NYPD Secretly Monitored City’s Muslim “Partners”
NYPD Commisioner Raymond Kelly poses for photographers next to the new police cruiser, a 2006 Dodge Charger, on display at New York City Police Department's headquarters in New York, Monday, Aug. 14, 2006. Commissioner Kelly unveiled the new police cruiser during a news conference Monday. (AP Photo/Mary Altaffer) (AP Photo/Mary Altaffer)
“Imams like [Sheik Reda] Shata — men who embrace American freedom and condemn the radicals they feel have tainted their faith — rarely make the news,” wrote Andrea Elliot in her 2006 Pulitzer Prize-winning New York Times series “Muslims in America.”
Now Imam Shata is very much in the news, though not for his commitment to fight radicalism.
Today, the Associated Press revealed that the New York Police Department’s intelligence unit secretly monitored the Brooklyn-based imam because of his “threat potential,” despite his never having been charged with any crime. Department documents obtained by the AP describe him as a “Tier One person of interest” for what the NYPD considered links to organizations associated with terrorism.
The revelation is surprising given that the imam was considered to be a partner in law enforcement’s efforts to combat terrorism. As the imam of the Islamic Center of Bay Ridge, Shata had welcomed FBI agents to speak to congregants at his mosque and even dined with Mayor Bloomberg at Gracie Mansion.
“This was life in America for Shata: a government partner in the fight against terrorism and a suspect at the same time,” writes the AP’s Eileen Sullivan.

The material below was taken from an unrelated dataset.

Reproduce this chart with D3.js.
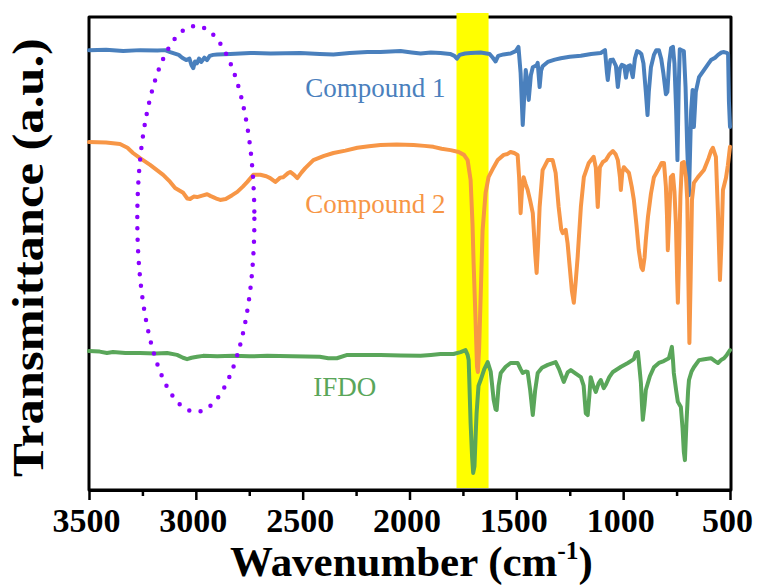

Upon finding out he had been secretly monitored, Imam Shata said, “This is very sad. What is your feeling if you see this about people you trusted? … It’s a bitter feeling.”
According to the AP’s report, other imams and mosques working with law enforcement were also labeled suspicious by the NYPD. Imam Mohammad Shamsi Ali — who had been invited to speak at an NYPD conference and said he had been invited to speak at the police academy about Islam and Muslims — had leadership roles in two mosques the NYPD infiltrated in 2006.
The NYPD did not comment on the report, but spokesman Paul Browne responded to an earlier AP investigation into the department’s surveillance efforts back in August saying,
The New York Police Department is doing everything it can to make sure there’s not another 9/11 here and that more innocent New Yorkers are not killed by terrorists. And we have nothing to apologize for in that regard.
Critics say that the secret monitoring of Muslim partners, like Imam Shata, threatens efforts to engage them in the fight against terror. “Muslim Americans are critical to our success, and we should better empower communities to counter the Islamist ideology,” Senate Homeland Security Committee leaders Joe Lieberman (I-Conn.) and Susan Collins (R-Maine) wrote last month in a letter (PDF) to John Brennan, Obama’s counterterrorism adviser.
“The way things are playing out in New York does not paint a picture of partnership and of a conversation among equals,” Ramzi Kassem, a professor at the City University of New York School of Law, told the AP. “Spying on almost every aspect of community life certainly does not signal a desire to engage constructively.”
Today seven Democratic state senators wrote to state attorney general Eric Schneiderman calling for an investigation into the “potentially unconstitutional and illegal tactics” used by the NYPD in its surveillance of New York’s Muslim communities. “This dangerous precedent undermines one of the most basic tenets of our nation, religious freedom,” they wrote, citing the AP’s reporting.
The AP’s report is part of its ongoing investigation into the NYPD intelligence unit’s close connections to the CIA — which has spurred an internal CIA inquiry — and its surveillance of the city’s Muslim communities.